Security II

Cryptography Basics

The goal of cryptography is to take an input and produce a difficult to inverse output. In the process, we aim to achieve confidentiality, integrity, non-repudiation, and authentication.

Confidentiality - only the person for whom the information is intended can read it

Integrity - data is not tampered with during transmission

Non-repudiation - the sender can't deny intention of sending data at a later stage

Authentication - the identity of the sender is confirmed

Terminology

hash function
hash
key
collision
salt
digest
encryption
decryption
cipher
plaintext
ciphertext
nonce

Keyless Cryptography (Hash Function)

We don’t use any keys here, just a collision-resistant one-way hash function that takes in a message and produces a single deterministic fixed-size output.

Ex - BLAKE2, MD5, SHA256, etc…

Uses - For verifying file integrity and hashing passwords for storage.

Symmetric Cryptography

Also known as private-key or secret-key cryptography. It uses only one key that is used for both encryption and decryption (so its two-way) and the key must be transmitted over a trusted channel.

Ex - HMAC, DES, AES, etc…

Uses - For checking file integrity and hashing passwords for storage.

It can be used both for authentication (HMAC) and encryption.

Password Hashing

Always hash passwords when storing them in a database so that they can’t be read by anyone dealing with the code or the database.

Password hashing hash functions like bcrpyt and scrypt are designed to be slow by deliberately making it use large amount of memory.

We couldn’t have used SHA-2 or SHA-3 family for hashing passwords because they are one-way. And other fast two-way algorithms can’t be used because we don’t want attackers to be fast in performing a Dictionary attack and guessing our password.

It also uses a random salt for hashing which is a random string that is appended to the password string and then hash function is applied over the composite string. We can have diff salts for diff users.

scrpyt is in theory faster than bcrypt and is used in some cryptocurrencies. bcrypt, on the other hand is realiable.

SHA Family

Secure Hash Algorithms (SHA) are a family of heavily standardized cryptographic hash functions.

  • SHA-0: published in 1993, withdrawn shortly after due to an undisclosed “significant flaw”
  • SHA-1: considered insecure since 2010
  • SHA-2: a set of algorithms like SHA-256 and SHA-512. They are is still secure and widely used
  • SHA-3: a set of algorithms; very secure and fast

MD5

It has been proven to be highly collision prone long back (in 1996) and it is even possible to come up with collisions in a few seconds.

It still continues to be used widely today. Don’t use it anywhere. Period.

Asymmetric Cryptography

Also known as public-key cryptography. The sender uses two keys here - one private and one public. The keys are such that the message encrypted by public key can be decoded only by the corresponding private key.

Public key - can be distributed publically

Private key - secret

We can distribute the public key and people can encrypt messages with it and send to us that we decrypt using the private key.

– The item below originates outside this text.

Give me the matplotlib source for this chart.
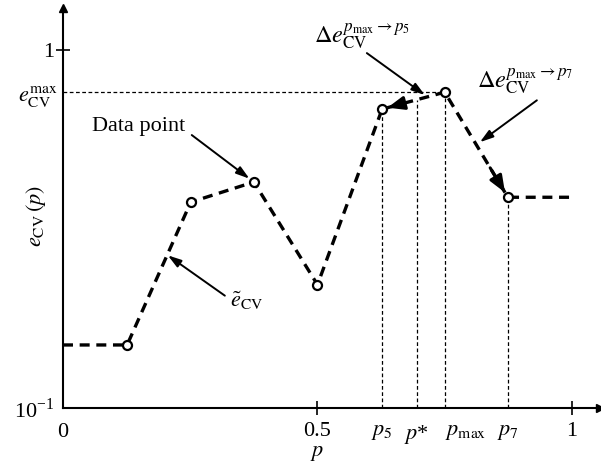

In some systems like RSA, the private key can be used to encrypt and then public key can be used to decrypt. This is often done to check digital signatures (since they’re signed by private key).

Ex - RSA, PGP, etc…

Shared Secret Key Agreement (Key Exchange)

Public-key cryptography is slower than private-key cryptography. To make it better we can generate a single shared key.

Sender sends their public key to Receiver and vice-versa. They both combine their private key with other’s public key and end up with a exactly the same key that they can use to encrypt and decrypt.

Both the parties have to agree on a common generator (g) beforehand and it is changed for every connection. Also, in the above image, the operation is not exponentiation as the notation implies and it should be theoretically impossible to separate x and g from g^x.

Ex - Diffie-Hellman key exchange. Two variants - DH and ECDH (Elliptic-curve Diffie-Hellman)

Reference

Digital Signatures

Encrypted using private key, decrypt using public key.

A digital signature is calculated by encrypting a message (often the public key itself) with a private key. Anyone else with a copy of the public key can verify that a particular message was signed by private key. By using that public key to decrypt the digital signature and the output will be a public key, and we can check if they match.

Ex - EdDSA

Uses - TLS Certificates

Encoding & Compression

Often keyless and always designed to be reversible by nature and not cryptographic as the output doesn’t need to be hidden from a third party.

Encoding - Base64

Compression - gzip

Ex - Videos are often encoded and compresssed, but not encrypted.